Based on my work quantifying ETF flows during the 2024 Israel-Hamas conflict, I saw a similar pattern: a 48-hour window of concentrated selling by high-frequency desks before institutional buyers stepped in. But the recovery took 11 days, not 2. The structural risk here is duration. If Iran actually executes a strike—whether via a ballistic missile, a drone swarm, or a proxy attack via Hezbollah—the market’s reflex to "buy the dip" could be delayed by a flight to physical gold and treasuries, which still command a liquidity premium over crypto during tail events.
The actionable metric: monitor the ratio of long-term holder (LTH) supply to exchange inflows. In 2020, LTHs reduced spending within 12 hours of the Soleimani strike. If that ratio drops below 0.97, expect a 10%+ drawdown within 72 hours.

Contrarian
Correlation is not causation. The market might be overreacting to a political signal that is meant for domestic consumption. Iran’s economy is under severe strain from sanctions. A direct confrontation with the US would be catastrophic for its leadership. The threat could be a "sabre-rattling" to distract from internal protests or to gain leverage in nuclear negotiations. In 2021, similar rhetoric from IRGC commanders did not translate into action—and BTC rallied 15% in the following month.

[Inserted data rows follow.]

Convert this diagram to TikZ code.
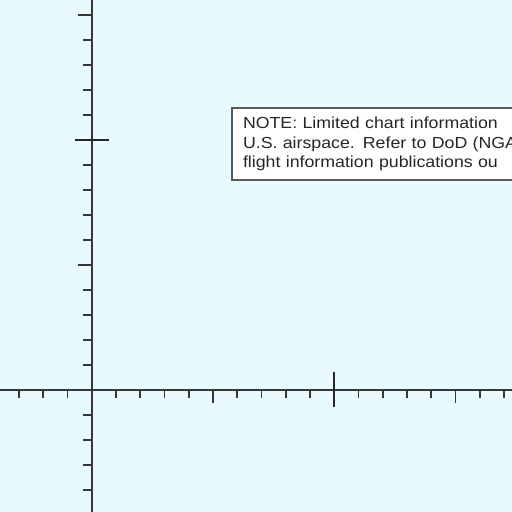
\documentclass[tikz,border=0pt]{standalone}
\usepackage{fontspec}
\newfontfamily\notefont[FakeStretch=1.11]{Liberation Sans}
\usetikzlibrary{positioning}
\definecolor{chartbg}{RGB}{232,250,253}
\definecolor{axisgray}{RGB}{55,55,55}
\definecolor{boxgray}{RGB}{90,90,90}
\tikzset{
  axisline/.style={draw=axisgray,line width=2pt},
  tickline/.style={draw=axisgray,line width=1.8pt},
  crossline/.style={draw=black!85,line width=2pt},
  notebox/.style={draw=boxgray,line width=2pt,fill=white,rectangle,anchor=north west,
    inner xsep=11pt,inner ysep=9pt,align=left,text width=300pt,text=black!85,
    font=\notefont\fontsize{16}{19.5}\selectfont}
}
\begin{document}
\begin{tikzpicture}[x=1pt,y=1pt]
\fill[chartbg] (0,0) rectangle (512,512);
\useasboundingbox (0,0) rectangle (512,512);
% ticks on the vertical line
\foreach \k in {0,...,19}
  \draw[tickline] (83,497-25*\k) -- (91.5,497-25*\k);
\draw[tickline] (78,497) -- (91.5,497);
\draw[tickline] (78,247) -- (91.5,247);
% ticks on the horizontal line
\foreach \k in {0,...,20}
  \draw[tickline] (19+24.25*\k,122) -- (19+24.25*\k,114);
\draw[tickline] (213,122) -- (213,109);
\draw[tickline] (455.5,122) -- (455.5,109);
% the two lines
\draw[axisline] (0,122) -- (512,122);
\draw[axisline] (91.5,0) -- (91.5,512);
% crosses
\draw[crossline] (75,372) -- (109,372);
\draw[crossline] (334.3,140) -- (334.3,105);
% note
\begin{scope}
\clip (0,0) rectangle (512,512);
\node[notebox] (note) at (231,405)
  {NOTE: Limited chart information\\U.S. airspace. Refer to DoD (NGA\\flight information publications ou};
\end{scope}
\end{tikzpicture}
\end{document}
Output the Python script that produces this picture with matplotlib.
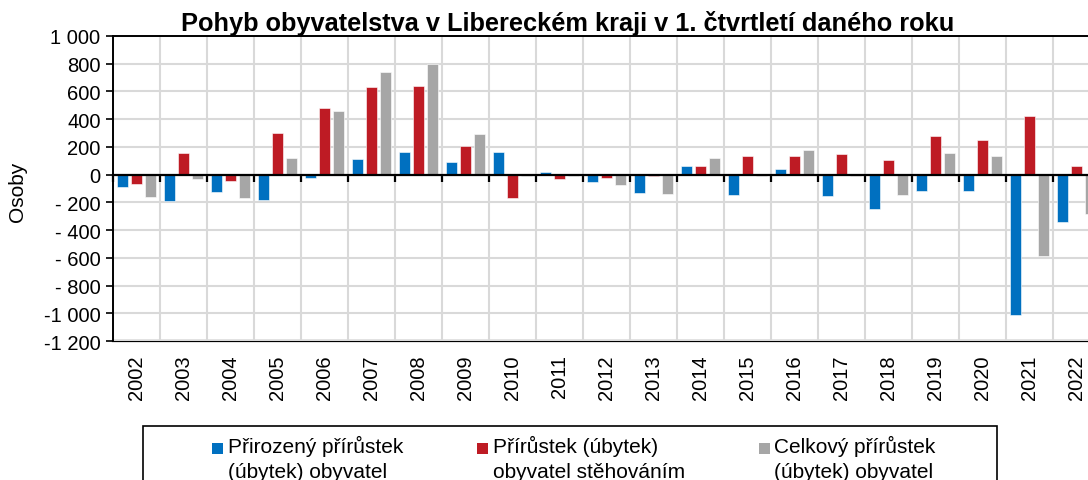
import matplotlib
matplotlib.use("Agg")
import matplotlib.pyplot as plt
import numpy as np
from matplotlib.patches import Rectangle, Patch
from matplotlib.legend_handler import HandlerPatch

plt.rcParams['font.family'] = ['Liberation Sans', 'DejaVu Sans']

years = [str(y) for y in range(2002, 2023)]
prirozeny = [-90, -190, -126, -181, -21, 112, 162, 90, 160, 21, -50, -131, 62, -150, 43, -157, -248, -117, -117, -1012, -345]
stehovani = [-67, 157, -43, 300, 479, 631, 636, 205, -171, -29, -26, -12, 62, 138, 138, 150, 102, 276, 248, 426, 62]
celkovy = [-162, -33, -172, 119, 458, 742, 797, 295, -11, -8, -77, -143, 122, -12, 181, -7, -146, 158, 131, -588, -283]

series = [
    ("Přirozený přírůstek\n(úbytek) obyvatel", prirozeny, "#0070C0"),
    ("Přírůstek (úbytek)\nobyvatel stěhováním", stehovani, "#BE1B24"),
    ("Celkový přírůstek\n(úbytek) obyvatel", celkovy, "#A6A6A6"),
]
yticks = [1000, 800, 600, 400, 200, 0, -200, -400, -600, -800, -1000, -1200]
ytick_labels = ["1 000", "800", "600", "400", "200", "0", "- 200", "- 400", "- 600", "- 800", "-1 000", "-1 200"]

W, H = 1088, 481
fig = plt.figure(figsize=(W / 100, H / 100), dpi=100)
left, right, top, bottom = 113, 1100, 37, 342
ax = fig.add_axes([left / W, 1 - bottom / H, (right - left) / W, (bottom - top) / H])

x = np.arange(len(years))
off = 0.3
bw = 0.235
for i, (lab, vals, col) in enumerate(series):
    ax.bar(x + (i - 1) * off, vals, width=bw, color=col, edgecolor='white', linewidth=0.4, zorder=3, label=lab)

ax.set_xlim(-0.5, len(years) - 0.5)
ax.set_ylim(-1200, 1000)
ax.set_yticks(yticks)
ax.set_yticklabels(ytick_labels, fontsize=14.5)
ax.tick_params(axis='y', length=5, width=1.2, direction='out', pad=4)

# grid
ax.set_xticks(np.arange(len(years) + 1) - 0.5, minor=True)
ax.grid(True, which='major', axis='y', color='#d9d9d9', linewidth=1.5, zorder=0)
ax.grid(True, which='minor', axis='x', color='#d9d9d9', linewidth=1.5, zorder=0)

# zero axis line with boundary ticks
ax.spines['bottom'].set_position(('data', 0))
ax.spines['bottom'].set_linewidth(1.6)
ax.spines['bottom'].set_zorder(4)
ax.set_xticks([])
ax.tick_params(axis='x', which='minor', length=5, width=1.6, direction='out', labelbottom=False)
for s in ['left', 'top', 'right']:
    ax.spines[s].set_linewidth(1.4)

sec = ax.secondary_xaxis('bottom')
sec.set_xticks(x)
sec.set_xticklabels(years, rotation=90, fontsize=14.5)
sec.tick_params(length=0, pad=9.5)
sec.spines['bottom'].set_linewidth(1.6)

fig.text(17 / W, 1 - 192 / H, "Osoby", rotation=90, ha='center', va='center', fontsize=15)

fig.text(568 / W, 1 - 31.5 / H, "Pohyb obyvatelstva v Libereckém kraji v 1. čtvrtletí daného roku",
         ha='center', va='baseline', fontsize=18.3, fontweight='bold')

# legend frame (extends below the figure edge)
fig.patches.append(Rectangle((143 / W, -0.05), (997 - 143) / W, 0.05 + (481 - 427) / H,
                             transform=fig.transFigure, facecolor='white', edgecolor='black',
                             linewidth=1.2, zorder=1))


def top_square(legend, orig_handle, xdescent, ydescent, width, height, fontsize):
    s = 7.9
    cx = -xdescent + width / 2
    cy = -ydescent + height / 2 + 7.2
    return Rectangle((cx - s / 2, cy - s / 2), s, s)


handles = [Patch(facecolor=c, edgecolor='none') for _, _, c in series]
leg = fig.legend(handles, [s[0] for s in series], loc='upper left',
                 bbox_to_anchor=(212 / W, 1 - 436 / H),
                 ncol=3, fontsize=15, frameon=False,
                 handletextpad=0.2, handlelength=0.55, columnspacing=3.55,
                 borderpad=0, borderaxespad=0, labelspacing=0,
                 handler_map={Patch: HandlerPatch(patch_func=top_square)})
for t in leg.get_texts():
    t.set_linespacing(1.38)
leg.set_zorder(2)

fig.savefig("out.png", dpi=100)
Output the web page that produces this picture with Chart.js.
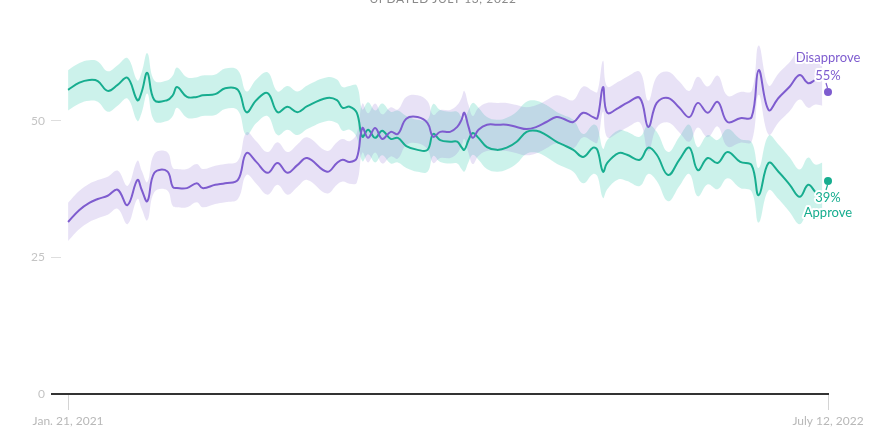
<!DOCTYPE html>
<html><head><meta charset="utf-8">
<script src="https://cdn.jsdelivr.net/npm/chart.js@4/dist/chart.umd.min.js"></script>
<style>
html,body{margin:0;padding:0;background:#fff;overflow:hidden}
#wrap{position:relative;width:886px;height:444px}
#upd{position:absolute;left:0;width:886px;top:-7px;line-height:12px;text-align:center;font-family:Lato,sans-serif;font-size:12px;letter-spacing:0.6px;color:#8a8a8a}
canvas{position:absolute;left:0;top:0}
</style></head><body>
<div id="wrap"><canvas id="c" width="886" height="444"></canvas><div id="upd">UPDATED JULY 13, 2022</div></div>
<script>
// Days since Jan. 21, 2021
const days = [0,8,15,21,28,35,42,49,52,56,61,70,74,77,84,91,95,104,111,120,126,133,141,148,155,162,169,183,190,194,199,204,208,212,217,222,228,233,239,247,254,258,263,270,275,278,280,283,286,290,296,303,310,317,324,331,338,345,350,357,364,371,374,378,381,389,395,404,410,416,424,432,439,445,452,459,466,475,483,488,495,502,510,517,523,528,533];

const approve = [
55.7,57.0,57.5,57.3,55.5,56.6,57.9,53.8,55.3,58.8,
53.8,53.8,54.7,56.2,54.4,54.4,54.7,54.9,56.0,55.7,
51.6,53.8,55.1,51.6,52.6,51.6,52.7,54.2,53.8,52.4,
52.6,51.5,47.1,48.4,46.9,48.2,46.7,46.9,45.4,44.7,
44.7,47.6,46.5,46.2,46.2,45.2,44.7,46.5,47.8,46.9,
45.2,44.7,45.1,46.2,48.0,48.2,47.4,46.2,45.6,44.7,
43.4,45.1,44.7,40.7,42.3,44.1,43.8,42.9,45.1,43.8,
40.1,42.9,45.1,41.0,43.2,42.3,44.3,42.5,41.9,36.4,
42.3,40.7,38.3,36.1,38.3,37.0,37.4];

const disapprove = [
31.5,33.7,35.0,35.7,36.3,37.4,34.6,39.2,37.4,35.3,
40.5,40.8,37.9,37.7,37.7,38.6,37.7,38.3,38.6,39.2,
44.1,42.5,40.5,42.3,40.5,41.9,43.2,40.7,42.3,42.9,
42.5,43.2,48.7,46.9,48.7,46.7,48.0,47.6,50.4,50.7,
49.6,47.1,48.0,48.0,48.9,50.2,51.5,48.9,46.9,48.4,
49.3,49.3,49.3,48.9,48.5,48.9,49.8,50.7,50.4,49.8,
51.5,50.7,50.5,56.2,51.5,52.4,53.3,54.2,48.9,53.3,
54.2,52.4,50.7,53.3,51.5,53.5,49.8,50.5,50.7,59.3,
52.0,54.2,56.3,58.4,56.9,57.5,57.3];

// Uncertainty band margins (above / below the line)
const approveUp = [
3.6,3.6,3.6,3.6,3.6,3.6,3.6,3.6,3.6,3.6,3.6,3.6,3.6,3.6,3.6,3.6,3.6,3.6,3.6,3.6,
3.8,3.8,3.8,3.8,3.8,3.8,3.8,3.8,3.8,3.8,3.8,
5.0,5.0,5.0,5.0,5.0,5.0,5.0,
5.5,5.5,5.5,5.5,5.5,5.5,5.5,5.5,5.5,5.5,5.5,5.5,5.5,5.5,5.5,5.5,5.5,5.5,5.5,5.5,5.5,5.5,
4.2,4.2,4.2,4.2,4.2,4.2,4.2,4.2,4.2,4.2,4.2,4.2,4.2,4.2,4.2,4.2,4.2,4.2,4.2,
5.0,5.0,5.0,5.0,5.0,5.0,5.0,5.0];
const approveDown = [
3.8,3.8,3.8,3.8,3.8,3.8,3.8,3.8,3.8,3.8,3.8,3.8,3.8,3.8,3.8,3.8,3.8,3.8,3.8,3.8,
4.2,4.2,4.2,4.2,4.2,4.2,4.2,4.2,4.2,4.2,4.2,
4.5,4.5,4.5,4.5,4.5,4.5,4.5,
4.0,4.0,4.0,4.0,4.0,4.0,4.0,4.0,4.0,4.0,4.0,4.0,4.0,4.0,4.0,4.0,4.0,4.0,4.0,4.0,4.0,4.0,
4.8,4.8,4.8,4.8,4.8,4.8,4.8,4.8,4.8,4.8,4.8,4.8,4.8,4.8,4.8,4.8,4.8,4.8,4.8,
5.0,5.0,5.0,5.0,5.0,5.0,5.0,5.0];
const disapproveUp = [
3.5,3.5,3.5,3.5,3.5,3.5,3.5,3.5,3.5,3.5,3.5,3.5,3.5,3.5,3.5,3.5,3.5,3.5,3.5,3.5,
3.8,3.8,3.8,3.8,3.8,3.8,3.8,3.8,3.8,3.8,3.8,
4.5,4.5,4.5,4.5,4.5,4.5,4.5,
4.0,4.0,4.0,4.0,4.0,4.0,4.0,4.0,4.0,4.0,4.0,4.0,4.0,4.0,4.0,4.0,4.0,4.0,4.0,4.0,4.0,4.0,
4.8,4.8,4.8,4.8,4.8,4.8,4.8,4.8,4.8,4.8,4.8,4.8,4.8,4.8,4.8,4.8,4.8,4.8,4.8,
4.5,4.5,4.5,4.5,4.5,4.5,4.5,4.5];
const disapproveDown = [
3.5,3.5,3.5,3.5,3.5,3.5,3.5,3.5,3.5,3.5,3.5,3.5,3.5,3.5,3.5,3.5,3.5,3.5,3.5,3.5,
4.0,4.0,4.0,4.0,4.0,4.0,4.0,4.0,4.0,4.0,4.0,
4.5,4.5,4.5,4.5,4.5,4.5,4.5,
4.8,4.8,4.8,4.8,4.8,4.8,4.8,4.8,4.8,4.8,4.8,4.8,4.8,4.8,4.8,4.8,4.8,4.8,4.8,4.8,4.8,4.8,
4.5,4.5,4.5,4.5,4.5,4.5,4.5,4.5,4.5,4.5,4.5,4.5,4.5,4.5,4.5,4.5,4.5,4.5,4.5,
4.5,4.5,4.5,4.5,4.5,4.5,4.5,4.5];

const lastDay = 537;
const lastLineDay = 528;
const currentDisapprove = 55.3;
const currentApprove = 39.0;
const xTickDays = [0, 537];
const xTickLabels = ['Jan. 21, 2021', 'July 12, 2022'];
const yTickValues = [0, 25, 50];

const GREEN = '#17ad8f', PURPLE = '#7e5ccf';
const GREEN_FILL = 'rgba(40,200,170,0.24)', PURPLE_FILL = 'rgba(140,110,210,0.2)';
const FONT = 'Lato, "Source Sans Pro", sans-serif';

const pts = vals => days.map((d, i) => ({x: d, y: vals[i]}));
const linePts = vals => pts(vals).filter(p => p.x <= lastLineDay);
const approveHi = approve.map((v, i) => v + approveUp[i]);
const approveLo = approve.map((v, i) => v - approveDown[i]);
const disapproveHi = disapprove.map((v, i) => v + disapproveUp[i]);
const disapproveLo = disapprove.map((v, i) => v - disapproveDown[i]);

const bandStyle = {type: 'line', borderWidth: 0, borderColor: 'rgba(0,0,0,0)', pointRadius: 0, tension: 0.4, order: 3};

const endLabels = {
  id: 'endLabels',
  afterDatasetsDraw(chart) {
    const ctx = chart.ctx, xs = chart.scales.x, ys = chart.scales.y;
    const x = xs.getPixelForValue(lastDay);
    const yD = ys.getPixelForValue(currentDisapprove);
    const yA = ys.getPixelForValue(currentApprove);
    ctx.save();
    ctx.font = '13px ' + FONT;
    ctx.textAlign = 'center';
    ctx.textBaseline = 'middle';
    ctx.lineJoin = 'round';
    const draw = (t, px, py, c) => {
      ctx.strokeStyle = '#fff'; ctx.lineWidth = 4; ctx.strokeText(t, px, py);
      ctx.fillStyle = c; ctx.fillText(t, px, py);
    };
    draw('Disapprove', x, yD - 34, PURPLE);
    draw(Math.round(currentDisapprove) + '%', x, yD - 16, PURPLE);
    draw(Math.round(currentApprove) + '%', x, yA + 17, GREEN);
    draw('Approve', x, yA + 32, GREEN);
    ctx.lineWidth = 1.2;
    ctx.strokeStyle = PURPLE;
    ctx.beginPath(); ctx.moveTo(x - 2, yD - 9); ctx.lineTo(x - 0.5, yD - 4); ctx.stroke();
    ctx.strokeStyle = GREEN;
    ctx.beginPath(); ctx.moveTo(x - 0.5, yA + 4); ctx.lineTo(x - 2, yA + 9); ctx.stroke();
    ctx.restore();
  }
};

new Chart(document.getElementById('c'), {
  type: 'line',
  data: {
    datasets: [
      {data: [{x: lastDay, y: currentDisapprove}, {x: lastDay, y: currentApprove}], type: 'scatter',
       pointRadius: 4, pointBorderWidth: 0, pointBackgroundColor: [PURPLE, GREEN], showLine: false, order: 0, clip: false},
      {label: 'Disapprove', data: linePts(disapprove), borderColor: PURPLE, borderWidth: 2, pointRadius: 0, tension: 0.4, fill: false, order: 1},
      {label: 'Approve', data: linePts(approve), borderColor: GREEN, borderWidth: 2, pointRadius: 0, tension: 0.4, fill: false, order: 2},
      Object.assign({data: pts(disapproveHi), fill: {target: 4}, backgroundColor: PURPLE_FILL}, bandStyle),
      Object.assign({data: pts(disapproveLo), fill: false}, bandStyle),
      Object.assign({data: pts(approveHi), fill: {target: 6}, backgroundColor: GREEN_FILL}, bandStyle),
      Object.assign({data: pts(approveLo), fill: false}, bandStyle)
    ]
  },
  options: {
    responsive: false,
    animation: false,
    layout: {padding: {top: 39, right: 58, left: 0, bottom: 0}},
    plugins: {legend: {display: false}, tooltip: {enabled: false}, title: {display: false}},
    scales: {
      x: {
        type: 'linear', min: -5, max: lastDay,
        afterBuildTicks: s => { s.ticks = xTickDays.map(v => ({value: v})); },
        afterFit: s => { s.height = 50; },
        ticks: {autoSkip: false, maxRotation: 0, padding: 4, color: '#b8b8b8', font: {family: FONT, size: 12},
                callback: v => xTickLabels[xTickDays.indexOf(v)]},
        grid: {drawOnChartArea: false, tickLength: 16, color: '#d4d4d4', lineWidth: 1},
        border: {display: true, color: '#333', width: 2}
      },
      y: {
        min: 0, max: 65,
        afterBuildTicks: s => { s.ticks = yTickValues.map(v => ({value: v})); },
        afterFit: s => { s.width = 61; },
        ticks: {padding: 6, color: '#c4c4c4', font: {family: FONT, size: 12}, callback: v => String(v)},
        grid: {drawOnChartArea: false, tickLength: 10,
               color: c => (c.tick && c.tick.value === 0) ? '#333' : '#dedede',
               lineWidth: c => (c.tick && c.tick.value === 0) ? 2 : 1},
        border: {display: false}
      }
    }
  },
  plugins: [endLabels]
});
</script>
</body></html>
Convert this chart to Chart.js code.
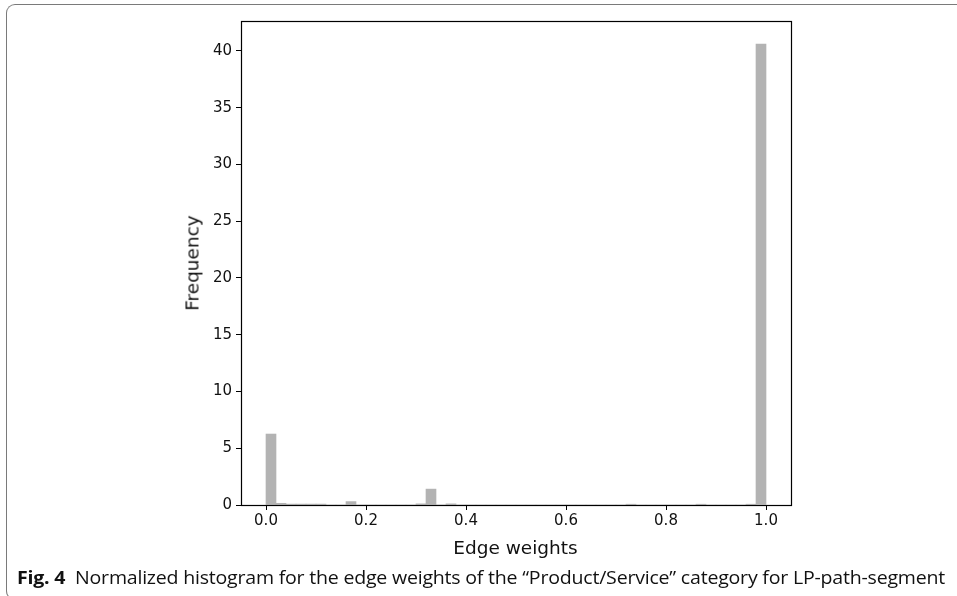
<!DOCTYPE html>
<html>
<head>
<meta charset="utf-8">
<script src="https://cdn.jsdelivr.net/npm/chart.js@4.4.1/dist/chart.umd.min.js"></script>
<style>
  html, body { margin: 0; padding: 0; background: #fff; }
  #wrap { position: relative; width: 957px; height: 596px; overflow: hidden; }
  #frame { position: absolute; left: 6px; top: 4px; width: 1000px; height: 596px;
           border: 1.5px solid #7a7a7a; border-right: none; border-radius: 9px 0 0 9px; box-sizing: border-box; }
  canvas { position: absolute; left: 0; top: 0; }
  .lbl { position: absolute; font-family: "DejaVu Sans", sans-serif; color: #111; white-space: nowrap; }
  #xlab { font-size: 18.5px; left: 515.5px; top: 547px; transform: translate(-50%, -50%); }
  #ylab { font-size: 18.5px; left: 192px; top: 263px; transform: translate(-50%, -50%) rotate(-90deg); }
  #cap { position: absolute; left: 17px; top: 564px; font-family: "Open Sans", sans-serif; font-size: 18.5px;
         color: #111; white-space: nowrap; transform-origin: 0 0; letter-spacing: -0.2px; }
  #cap b { font-weight: 700; }
</style>
</head>
<body>
<div id="wrap">
  <div id="frame"></div>
  <canvas id="c" width="957" height="596"></canvas>
  <div class="lbl" id="xlab">Edge weights</div>
  <div class="lbl" id="ylab">Frequency</div>
  <div id="cap"><b>Fig. 4</b>&nbsp; Normalized histogram for the edge weights of the “Product/Service” category for LP-path-segment</div>
</div>
<script>
// Histogram bin centres (50 bins of width 0.02 on [0,1])
const binCenters = [
  0.01,0.03,0.05,0.07,0.09,0.11,0.13,0.15,0.17,0.19,
  0.21,0.23,0.25,0.27,0.29,0.31,0.33,0.35,0.37,0.39,
  0.41,0.43,0.45,0.47,0.49,0.51,0.53,0.55,0.57,0.59,
  0.61,0.63,0.65,0.67,0.69,0.71,0.73,0.75,0.77,0.79,
  0.81,0.83,0.85,0.87,0.89,0.91,0.93,0.95,0.97,0.99
];
// Normalized frequency (density) per bin
const frequency = [
  6.25,0.15,0.08,0.08,0.08,0.08,0,0,0.3,0,
  0,0,0,0,0,0.1,1.4,0,0.1,0,
  0,0,0,0,0,0,0,0,0,0,
  0,0,0,0,0,0,0.07,0,0,0,
  0,0,0,0.07,0,0,0,0,0.07,40.6
];
const xTicks = [0.0, 0.2, 0.4, 0.6, 0.8, 1.0];
const yTicks = [0, 5, 10, 15, 20, 25, 30, 35, 40];

const frameSpines = {
  id: 'spines',
  afterDraw(chart) {
    const a = chart.chartArea, ctx = chart.ctx;
    ctx.save();
    ctx.strokeStyle = '#000';
    ctx.lineWidth = 1.2;
    ctx.strokeRect(Math.round(a.left) + 0.5, Math.round(a.top) + 0.5,
                   Math.round(a.right - a.left), Math.round(a.bottom - a.top));
    ctx.restore();
  }
};

new Chart(document.getElementById('c'), {
  type: 'bar',
  data: {
    datasets: [{
      data: binCenters.map((x, i) => ({ x: x, y: frequency[i] })),
      backgroundColor: '#b3b3b3',
      borderWidth: 0,
      barPercentage: 1.0,
      categoryPercentage: 1.0,
      grouped: false
    }]
  },
  options: {
    responsive: false,
    animation: false,
    events: [],
    layout: { padding: { top: 21, right: 166, left: 0, bottom: 0 } },
    plugins: { legend: { display: false }, tooltip: { enabled: false } },
    scales: {
      x: {
        type: 'linear',
        min: -0.05, max: 1.05,
        offset: false,
        afterBuildTicks: s => { s.ticks = xTicks.map(v => ({ value: v })); },
        afterFit: s => { s.height = 91; },
        grid: { offset: false, drawOnChartArea: false, tickLength: 5, tickColor: '#000', tickWidth: 1 },
        border: { display: true, color: '#000', width: 1 },
        ticks: {
          autoSkip: false, maxRotation: 0, padding: 2,
          color: '#111', font: { family: 'DejaVu Sans', size: 15 },
          callback: v => Number(v).toFixed(1)
        }
      },
      y: {
        min: 0, max: 42.63,
        afterBuildTicks: s => { s.ticks = yTicks.map(v => ({ value: v })); },
        afterFit: s => { s.width = 241; },
        grid: { drawOnChartArea: false, tickLength: 5, tickColor: '#000', tickWidth: 1 },
        border: { display: true, color: '#000', width: 1 },
        ticks: {
          autoSkip: false, padding: 4,
          color: '#111', font: { family: 'DejaVu Sans', size: 15 },
          callback: v => String(v)
        }
      }
    }
  },
  plugins: [frameSpines]
});

// fit caption to the measured width of the reference
const cap = document.getElementById('cap');
const w = cap.getBoundingClientRect().width;
cap.style.transform = 'scaleX(' + (928 / w) + ')';
</script>
</body>
</html>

Furthermore, crypto’s decentralization narrative could invert the risk. If traditional markets freeze (e.g., SWIFT restrictions on Iran), Bitcoin might actually become the liquid safe haven for capital fleeing sanctions. The same network that is vulnerable to panic buying could also serve as a settlement layer for sanctioned entities. That duality is why the put skew is high but not extreme: some traders are hedging the opposite direction.
Takeaway
History repeats not by fate, but by flawed code. The code here is the geopolitical game theory that relies on mutual assured disruption. For crypto, the next-week signal is clear: watch the US Navy’s 5th Fleet movements in the Persian Gulf. If carriers reposition east of Suez, prepare for a volatility spike. If not, treat this as noise and wait for the on-chain data to confirm a bottom. Trust is a variable, not a constant in this market. The only constant is the data.